/datahem

A serverless real-time end-2-end ML pipeline built entirely on Google Cloud Platform services - AppEngine, PubSub, Dataflow, BigQuery and Cloud ML

MIT LicenseMIT

Overview

DataHem is a serverless real-time end-2-end ML pipeline built entirely on Google Cloud Platform services - AppEngine, PubSub, Dataflow, BigQuery and Cloud ML.

Benefits

When building ML/Data products, your most valuable asset is your data. Hence, the purpose of DataHem is to give you:

  1. full control and ownership of your data
  2. unsampled data
  3. data in real time
  4. the ability to replay/reprocess your data unlimited times
  5. data synergies -> collect once and use for multiple purposes (reporting, analytics and building data/ML products)
  6. low cost of operations and maintenance
  7. scalability
  8. data as a stream and at rest
  9. activation of data
  10. ability to delete data on a row by row basis

Target architecture

Target architecture

Use cases

1. Digital Analytics

The first use is to leverage your implementation of Google Analytics / Measurement Protocol. Google Analytics is awesome, but has some limitations worth to address in order to take reporting, analytics and machine learning to the next level.
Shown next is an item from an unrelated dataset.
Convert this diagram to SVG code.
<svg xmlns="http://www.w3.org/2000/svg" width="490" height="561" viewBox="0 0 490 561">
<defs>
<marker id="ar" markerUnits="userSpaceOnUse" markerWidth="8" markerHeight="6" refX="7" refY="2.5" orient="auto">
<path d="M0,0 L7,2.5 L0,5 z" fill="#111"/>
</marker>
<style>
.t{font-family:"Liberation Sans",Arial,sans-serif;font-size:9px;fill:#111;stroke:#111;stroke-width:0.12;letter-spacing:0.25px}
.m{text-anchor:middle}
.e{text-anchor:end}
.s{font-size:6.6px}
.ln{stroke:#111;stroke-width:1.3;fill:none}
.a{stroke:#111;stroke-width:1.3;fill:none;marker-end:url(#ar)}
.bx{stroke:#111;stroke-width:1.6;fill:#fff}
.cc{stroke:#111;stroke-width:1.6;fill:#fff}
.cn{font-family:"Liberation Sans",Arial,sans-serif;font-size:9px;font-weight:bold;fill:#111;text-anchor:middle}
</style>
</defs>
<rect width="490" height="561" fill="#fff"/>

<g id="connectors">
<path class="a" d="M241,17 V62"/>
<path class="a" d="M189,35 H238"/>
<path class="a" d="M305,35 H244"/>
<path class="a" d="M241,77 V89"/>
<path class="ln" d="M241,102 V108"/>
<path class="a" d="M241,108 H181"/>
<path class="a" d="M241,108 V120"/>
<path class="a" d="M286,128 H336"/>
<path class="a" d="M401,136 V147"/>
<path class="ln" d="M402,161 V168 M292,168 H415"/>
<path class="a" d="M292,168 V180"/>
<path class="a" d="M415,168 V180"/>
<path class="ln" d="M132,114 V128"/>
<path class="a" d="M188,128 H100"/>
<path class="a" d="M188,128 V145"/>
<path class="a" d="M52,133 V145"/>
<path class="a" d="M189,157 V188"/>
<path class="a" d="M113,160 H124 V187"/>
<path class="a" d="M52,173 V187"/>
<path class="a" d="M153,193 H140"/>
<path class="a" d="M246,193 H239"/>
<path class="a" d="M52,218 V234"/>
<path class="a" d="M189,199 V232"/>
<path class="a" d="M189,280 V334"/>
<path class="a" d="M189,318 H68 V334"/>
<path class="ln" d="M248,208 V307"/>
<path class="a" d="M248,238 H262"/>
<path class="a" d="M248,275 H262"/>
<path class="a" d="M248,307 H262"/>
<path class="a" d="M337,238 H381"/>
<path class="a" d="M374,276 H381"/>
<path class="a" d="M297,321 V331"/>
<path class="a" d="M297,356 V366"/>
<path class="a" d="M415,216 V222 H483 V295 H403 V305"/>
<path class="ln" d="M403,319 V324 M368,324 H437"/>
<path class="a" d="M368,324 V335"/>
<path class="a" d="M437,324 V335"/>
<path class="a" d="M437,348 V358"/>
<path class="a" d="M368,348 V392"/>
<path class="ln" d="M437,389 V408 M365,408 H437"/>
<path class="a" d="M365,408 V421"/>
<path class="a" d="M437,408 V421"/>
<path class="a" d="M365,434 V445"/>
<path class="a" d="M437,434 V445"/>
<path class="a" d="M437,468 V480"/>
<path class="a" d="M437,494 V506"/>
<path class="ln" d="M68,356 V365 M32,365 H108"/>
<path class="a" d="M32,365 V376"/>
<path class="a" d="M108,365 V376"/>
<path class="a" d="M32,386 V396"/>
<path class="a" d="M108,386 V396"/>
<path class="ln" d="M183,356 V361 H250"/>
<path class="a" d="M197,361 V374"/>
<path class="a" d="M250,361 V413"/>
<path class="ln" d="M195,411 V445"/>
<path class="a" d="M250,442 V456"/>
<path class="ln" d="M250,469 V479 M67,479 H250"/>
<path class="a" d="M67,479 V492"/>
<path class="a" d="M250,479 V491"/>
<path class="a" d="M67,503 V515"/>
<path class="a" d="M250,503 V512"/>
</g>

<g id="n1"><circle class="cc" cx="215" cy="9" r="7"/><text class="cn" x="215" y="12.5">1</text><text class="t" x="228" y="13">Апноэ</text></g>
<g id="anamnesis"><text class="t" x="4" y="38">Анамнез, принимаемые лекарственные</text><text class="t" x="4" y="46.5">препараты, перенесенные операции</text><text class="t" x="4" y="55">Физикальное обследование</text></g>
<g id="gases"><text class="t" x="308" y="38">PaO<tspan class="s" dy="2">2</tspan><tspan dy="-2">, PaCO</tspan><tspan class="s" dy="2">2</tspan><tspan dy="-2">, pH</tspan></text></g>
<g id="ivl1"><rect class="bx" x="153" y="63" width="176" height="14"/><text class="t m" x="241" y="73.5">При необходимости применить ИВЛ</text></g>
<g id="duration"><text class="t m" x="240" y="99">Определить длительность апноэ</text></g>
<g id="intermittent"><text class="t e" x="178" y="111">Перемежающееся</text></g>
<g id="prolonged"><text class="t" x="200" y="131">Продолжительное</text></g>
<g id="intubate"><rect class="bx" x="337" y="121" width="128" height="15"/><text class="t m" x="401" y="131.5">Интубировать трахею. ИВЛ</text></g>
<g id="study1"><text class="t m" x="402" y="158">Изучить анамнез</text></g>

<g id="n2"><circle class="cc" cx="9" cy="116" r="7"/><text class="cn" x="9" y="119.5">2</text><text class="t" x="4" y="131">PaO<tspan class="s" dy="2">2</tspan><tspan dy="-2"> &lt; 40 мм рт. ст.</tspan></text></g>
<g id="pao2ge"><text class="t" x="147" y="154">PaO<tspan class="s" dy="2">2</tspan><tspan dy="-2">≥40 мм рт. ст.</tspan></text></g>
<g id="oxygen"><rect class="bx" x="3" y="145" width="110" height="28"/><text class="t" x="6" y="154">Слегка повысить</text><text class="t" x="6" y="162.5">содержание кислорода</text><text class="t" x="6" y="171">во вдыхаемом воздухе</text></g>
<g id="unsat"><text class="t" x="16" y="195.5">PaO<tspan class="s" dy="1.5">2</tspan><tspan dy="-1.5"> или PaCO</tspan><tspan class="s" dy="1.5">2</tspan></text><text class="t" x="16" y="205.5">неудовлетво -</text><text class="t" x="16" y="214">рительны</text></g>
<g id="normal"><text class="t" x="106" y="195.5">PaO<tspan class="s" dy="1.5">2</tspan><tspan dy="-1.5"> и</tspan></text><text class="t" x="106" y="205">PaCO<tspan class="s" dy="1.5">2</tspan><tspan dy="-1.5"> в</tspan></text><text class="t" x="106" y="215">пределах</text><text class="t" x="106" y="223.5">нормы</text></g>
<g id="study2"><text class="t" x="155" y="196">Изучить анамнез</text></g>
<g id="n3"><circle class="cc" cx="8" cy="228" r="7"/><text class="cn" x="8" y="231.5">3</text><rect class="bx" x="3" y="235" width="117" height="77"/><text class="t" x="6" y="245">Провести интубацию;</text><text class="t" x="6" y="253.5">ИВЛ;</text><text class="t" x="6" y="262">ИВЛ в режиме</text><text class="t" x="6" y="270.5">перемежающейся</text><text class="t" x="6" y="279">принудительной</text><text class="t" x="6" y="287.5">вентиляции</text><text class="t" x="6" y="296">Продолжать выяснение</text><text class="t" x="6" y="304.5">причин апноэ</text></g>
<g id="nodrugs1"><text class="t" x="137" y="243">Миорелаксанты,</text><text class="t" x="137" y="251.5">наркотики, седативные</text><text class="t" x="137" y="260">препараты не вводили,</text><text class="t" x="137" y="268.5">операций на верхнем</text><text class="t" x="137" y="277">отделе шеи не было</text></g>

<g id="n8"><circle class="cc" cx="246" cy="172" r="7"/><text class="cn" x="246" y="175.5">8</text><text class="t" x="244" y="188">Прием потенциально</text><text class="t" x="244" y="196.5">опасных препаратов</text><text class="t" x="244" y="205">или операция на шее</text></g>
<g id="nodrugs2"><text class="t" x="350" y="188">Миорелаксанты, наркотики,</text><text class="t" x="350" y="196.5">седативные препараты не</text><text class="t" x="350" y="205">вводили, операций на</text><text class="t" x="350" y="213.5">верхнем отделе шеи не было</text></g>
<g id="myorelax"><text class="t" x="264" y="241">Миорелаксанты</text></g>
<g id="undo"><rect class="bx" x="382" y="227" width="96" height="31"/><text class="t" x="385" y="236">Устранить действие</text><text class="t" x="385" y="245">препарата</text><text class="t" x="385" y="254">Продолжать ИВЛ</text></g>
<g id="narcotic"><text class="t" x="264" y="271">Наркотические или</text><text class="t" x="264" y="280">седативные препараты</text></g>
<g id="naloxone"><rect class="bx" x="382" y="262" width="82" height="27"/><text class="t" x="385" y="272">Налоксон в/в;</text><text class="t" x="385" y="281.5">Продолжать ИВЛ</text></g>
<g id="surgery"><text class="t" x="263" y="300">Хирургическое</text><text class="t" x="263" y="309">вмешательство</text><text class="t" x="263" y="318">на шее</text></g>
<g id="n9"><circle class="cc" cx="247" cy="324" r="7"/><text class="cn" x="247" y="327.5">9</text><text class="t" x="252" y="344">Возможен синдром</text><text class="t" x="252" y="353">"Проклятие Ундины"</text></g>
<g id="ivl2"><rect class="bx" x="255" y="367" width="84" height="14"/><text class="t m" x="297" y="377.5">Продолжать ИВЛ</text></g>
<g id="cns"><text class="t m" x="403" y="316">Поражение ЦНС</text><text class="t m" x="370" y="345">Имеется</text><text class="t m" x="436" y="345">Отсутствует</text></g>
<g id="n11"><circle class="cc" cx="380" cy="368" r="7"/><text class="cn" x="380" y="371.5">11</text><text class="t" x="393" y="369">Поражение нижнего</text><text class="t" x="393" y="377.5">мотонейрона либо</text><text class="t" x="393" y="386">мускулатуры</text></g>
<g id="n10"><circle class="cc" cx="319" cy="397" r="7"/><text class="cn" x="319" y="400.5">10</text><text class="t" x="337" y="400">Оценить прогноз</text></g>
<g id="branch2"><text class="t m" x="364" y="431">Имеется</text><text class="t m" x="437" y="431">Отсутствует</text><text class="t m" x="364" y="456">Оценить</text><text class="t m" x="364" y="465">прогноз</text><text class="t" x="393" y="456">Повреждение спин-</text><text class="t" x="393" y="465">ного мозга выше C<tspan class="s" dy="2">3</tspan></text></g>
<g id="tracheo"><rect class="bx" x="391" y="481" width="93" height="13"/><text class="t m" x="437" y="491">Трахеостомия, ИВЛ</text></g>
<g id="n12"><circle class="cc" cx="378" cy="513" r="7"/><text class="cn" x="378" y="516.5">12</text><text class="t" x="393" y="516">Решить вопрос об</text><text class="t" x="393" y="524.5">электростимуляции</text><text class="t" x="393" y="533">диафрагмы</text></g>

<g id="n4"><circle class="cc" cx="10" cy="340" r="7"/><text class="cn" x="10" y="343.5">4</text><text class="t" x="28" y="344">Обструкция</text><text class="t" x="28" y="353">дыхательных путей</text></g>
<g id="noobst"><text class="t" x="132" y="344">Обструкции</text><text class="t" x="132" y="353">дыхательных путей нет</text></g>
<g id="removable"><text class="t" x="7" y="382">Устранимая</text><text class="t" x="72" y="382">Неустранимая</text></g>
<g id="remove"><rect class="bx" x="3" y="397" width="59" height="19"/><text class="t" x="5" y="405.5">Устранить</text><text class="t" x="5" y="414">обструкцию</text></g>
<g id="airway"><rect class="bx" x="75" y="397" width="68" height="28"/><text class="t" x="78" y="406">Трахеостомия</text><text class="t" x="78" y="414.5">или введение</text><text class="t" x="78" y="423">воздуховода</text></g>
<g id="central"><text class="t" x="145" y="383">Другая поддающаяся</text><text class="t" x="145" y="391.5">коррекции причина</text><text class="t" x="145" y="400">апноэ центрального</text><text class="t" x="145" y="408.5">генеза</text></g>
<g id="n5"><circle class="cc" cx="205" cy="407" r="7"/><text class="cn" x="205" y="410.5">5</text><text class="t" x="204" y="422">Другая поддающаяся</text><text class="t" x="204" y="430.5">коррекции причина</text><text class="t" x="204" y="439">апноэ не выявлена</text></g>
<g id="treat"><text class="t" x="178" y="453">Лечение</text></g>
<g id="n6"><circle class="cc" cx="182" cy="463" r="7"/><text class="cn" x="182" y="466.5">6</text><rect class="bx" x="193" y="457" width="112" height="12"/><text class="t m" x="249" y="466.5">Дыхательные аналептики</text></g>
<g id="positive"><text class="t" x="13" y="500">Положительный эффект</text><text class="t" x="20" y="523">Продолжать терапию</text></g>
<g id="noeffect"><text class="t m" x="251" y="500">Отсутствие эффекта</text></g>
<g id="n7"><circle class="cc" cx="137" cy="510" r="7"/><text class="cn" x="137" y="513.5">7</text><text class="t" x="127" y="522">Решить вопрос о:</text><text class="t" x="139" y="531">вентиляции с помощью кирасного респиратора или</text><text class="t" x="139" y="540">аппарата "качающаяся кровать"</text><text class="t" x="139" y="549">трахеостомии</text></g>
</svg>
By adding a custom task to your Google Analytics tracker, DataHem eliminates many of the limitations of both the free and the premium version of Google Analytics and gives you:

  • Unsampled data
  • Real-time data
  • Unlimited custom dimensions and metrics
  • Unlimited data volume
  • Enriched data as a stream
  • Unlimited reprocessing of data
  • No licensing fees (open source)

License

DataHem is licensed under AGPL 3.0 or later

DataHem ecosystem

The architecute of DataHem consists of loosely coupled parts to enable future replacements and extensions of parts.

  • tracker: Send data to the collector, currently supporting Google Analytics javascript tracker
  • collector: Collect data sent from trackers and publish the data on pubsub, currently running on Google App Engine Standard (Java)
  • processor: Process bounded and unbounded data and write to PubSub and BigQuery, currently using Google Dataflow (Apache Beam) and supports processing of Google Analytics hits and AWS Kinesis events
  • serializer: Serialize structured data, currently using protocol buffers
  • infrastructor: Infrastructure as code to easily setup API:s and services required, currently using Google Deployment Manager
  • predictor (backlog) predictions made on streaming data
  • pseudonymizor (backlog) pseudonymizing personal and/or sensitive data
  • ruler (backlog) processing rules for personal data
  • activator (backlog) serving predictions via REST/gRPC
  • orchestrator (backlog) workflow management DAGs using Google Cloud Composer

Setup

Follow instructions in wiki how to set up the various parts in DataHem

Background

DataHem was started in June 2017 by robertsahlin / ML-engineer. It was open sourced and officially brought under Mathem's mhlabs Github account and announced in May 2018.

The name DataHem is a play of words to resemble MatHem, the Swedish online grocery store where DataHem is developed. "Data" = "data". "Hem" = the swedish word for "Home".